Finding n-th derivative How can I find the n-th derivative of $\frac{1}{x(x+1)}$ ? I tried expressing it as such, but I'm not sure about it.
$\frac{1}{x(x+1)} = \frac{1}{x}-\frac{1}{x+1}$
edit: I think I found it, can anyone confirm?

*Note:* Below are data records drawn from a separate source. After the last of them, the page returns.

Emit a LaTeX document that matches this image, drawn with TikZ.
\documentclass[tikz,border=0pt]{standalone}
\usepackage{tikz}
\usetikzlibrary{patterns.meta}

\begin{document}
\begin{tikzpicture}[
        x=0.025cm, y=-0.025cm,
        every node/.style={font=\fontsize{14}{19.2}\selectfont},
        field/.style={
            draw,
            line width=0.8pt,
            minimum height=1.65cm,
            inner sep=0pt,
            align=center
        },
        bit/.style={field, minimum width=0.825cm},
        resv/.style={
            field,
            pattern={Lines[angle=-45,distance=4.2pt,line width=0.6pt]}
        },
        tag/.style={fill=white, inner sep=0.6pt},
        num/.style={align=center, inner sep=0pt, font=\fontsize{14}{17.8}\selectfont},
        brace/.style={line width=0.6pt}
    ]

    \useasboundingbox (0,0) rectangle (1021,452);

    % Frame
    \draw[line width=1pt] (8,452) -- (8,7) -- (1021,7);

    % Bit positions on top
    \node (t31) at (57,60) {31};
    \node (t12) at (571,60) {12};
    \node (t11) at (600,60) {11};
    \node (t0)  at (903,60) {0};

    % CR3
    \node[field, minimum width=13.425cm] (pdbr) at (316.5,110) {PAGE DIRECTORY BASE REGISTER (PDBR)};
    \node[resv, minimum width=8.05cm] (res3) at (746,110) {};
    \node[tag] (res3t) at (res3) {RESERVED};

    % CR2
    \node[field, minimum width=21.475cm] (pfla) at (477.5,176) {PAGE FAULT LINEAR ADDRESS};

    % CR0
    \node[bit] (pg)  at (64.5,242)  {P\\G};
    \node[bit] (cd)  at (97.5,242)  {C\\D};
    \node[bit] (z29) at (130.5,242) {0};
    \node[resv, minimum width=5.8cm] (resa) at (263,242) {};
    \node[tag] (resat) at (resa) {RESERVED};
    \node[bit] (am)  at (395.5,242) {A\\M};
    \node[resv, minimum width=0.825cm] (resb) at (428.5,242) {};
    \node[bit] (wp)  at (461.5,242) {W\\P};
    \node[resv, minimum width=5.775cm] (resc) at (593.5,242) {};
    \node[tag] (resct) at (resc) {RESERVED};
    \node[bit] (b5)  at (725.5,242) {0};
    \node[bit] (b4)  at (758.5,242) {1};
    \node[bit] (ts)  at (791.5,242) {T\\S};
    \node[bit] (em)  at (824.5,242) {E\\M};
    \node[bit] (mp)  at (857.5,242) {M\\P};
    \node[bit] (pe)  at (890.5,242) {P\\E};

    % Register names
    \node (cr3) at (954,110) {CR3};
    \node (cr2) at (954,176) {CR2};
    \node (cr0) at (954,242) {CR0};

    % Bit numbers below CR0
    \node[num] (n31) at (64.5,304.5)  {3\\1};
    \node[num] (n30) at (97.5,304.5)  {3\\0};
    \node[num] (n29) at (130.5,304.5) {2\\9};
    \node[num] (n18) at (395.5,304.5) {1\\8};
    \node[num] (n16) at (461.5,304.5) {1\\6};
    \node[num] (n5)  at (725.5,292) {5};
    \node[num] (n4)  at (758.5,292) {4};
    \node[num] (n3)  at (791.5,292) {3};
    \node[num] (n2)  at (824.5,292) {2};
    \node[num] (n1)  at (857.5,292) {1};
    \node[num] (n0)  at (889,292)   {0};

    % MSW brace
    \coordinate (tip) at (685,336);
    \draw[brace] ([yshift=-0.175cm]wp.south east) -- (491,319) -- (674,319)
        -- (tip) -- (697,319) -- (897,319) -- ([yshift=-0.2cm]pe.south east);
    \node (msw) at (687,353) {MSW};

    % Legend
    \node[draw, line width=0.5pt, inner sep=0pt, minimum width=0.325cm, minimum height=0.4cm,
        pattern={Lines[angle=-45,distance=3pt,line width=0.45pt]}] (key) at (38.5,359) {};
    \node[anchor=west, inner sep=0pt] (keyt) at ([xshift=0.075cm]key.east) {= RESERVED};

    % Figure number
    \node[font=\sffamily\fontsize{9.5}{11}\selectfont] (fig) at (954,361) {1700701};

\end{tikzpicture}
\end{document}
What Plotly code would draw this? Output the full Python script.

Let $f_n$ be the n-th derivative of $f$
$f_1\left(x\right)=-\frac{1}{x^2}+\frac{1}{\left(x+1\right)^2}$
$f_2\left(x\right)=\frac{2}{x^{\text{3}}}-\frac{2}{\left(x+1\right)^3}$
$f_3\left(x\right)=-\frac{6}{x^4}+\frac{6}{\left(x+1\right)^4}$
$f_4\left(x\right)=\frac{24}{x^5}-\frac{24}{\left(x+1\right)^5}$
We can then guess that the n-th derivative would be:
$f_n\left(x\right)=\left(-1\right)^n\left(-\frac{n!}{x^{n+1}}+\frac{n!}{\left(x+1\right)^{n+1}}\right)$
However is this enough to "proof" the result? Like is it acceptable if I was in, say, an exam? $f_n$ is simply based on an assumption?...
Also, how can I find x such as
$f_n(x) = 0$ ?
 A: First of all: your derivatives and the guessed pattern are nearly (fix the exponent of the $(-1)$) correct, good job!
"However is this enough to "proof" the result?" Not really. (About if this is acceptable in an exam, I can't possibly know, it depends on the exam.) You only guessed the pattern and you cannot, in general, be sure from the first few results, that this pattern continues, so this does not qualify as a (formal) proof.
Can you prove your result by induction, which is the standard approach here? Think about what the base case would look like and for the induction step show that the derivative of your proposed $n$-th derivative is in fact your proposed $(n+1)$-th derivative?
For your second question: if you set the derivative to zero, first cancel out all the constant terms. What do you end up with?
A: Pattern-spotting doesn't rise to a proof by induction, but it gives you the theorem such a proof needs to prove, viz.$$\frac{d^n}{dx^n}\frac{1}{x+c}=\frac{(-1)^nn!}{(x+c)^{n+1}}.$$A proof by induction begins with a trivial $n=0$ base step, viz. $\frac{1}{x+c}=\frac{1}{x+c}$; for the inductive step,$$\frac{d^k}{dx^k}\frac{1}{x+c}=\frac{(-1)^kk!}{(x+c)^{k+1}}\implies\frac{d^{k+1}}{dx^{k+1}}\frac{1}{x+c}=\frac{d}{dx}\frac{(-1)^kk!}{(x+c)^{k+1}}=\frac{(-1)^{k+1}(k+1)!}{(x+c)^{k+2}}.$$The cases $c\in\{0,\,1\}$ allow you to complete the proof, using $\frac{d^n}{dx^n}(f-g)=\frac{d^nf}{dx^n}-\frac{d^ng}{dx^n}$, which is itself provable by induction on $n$.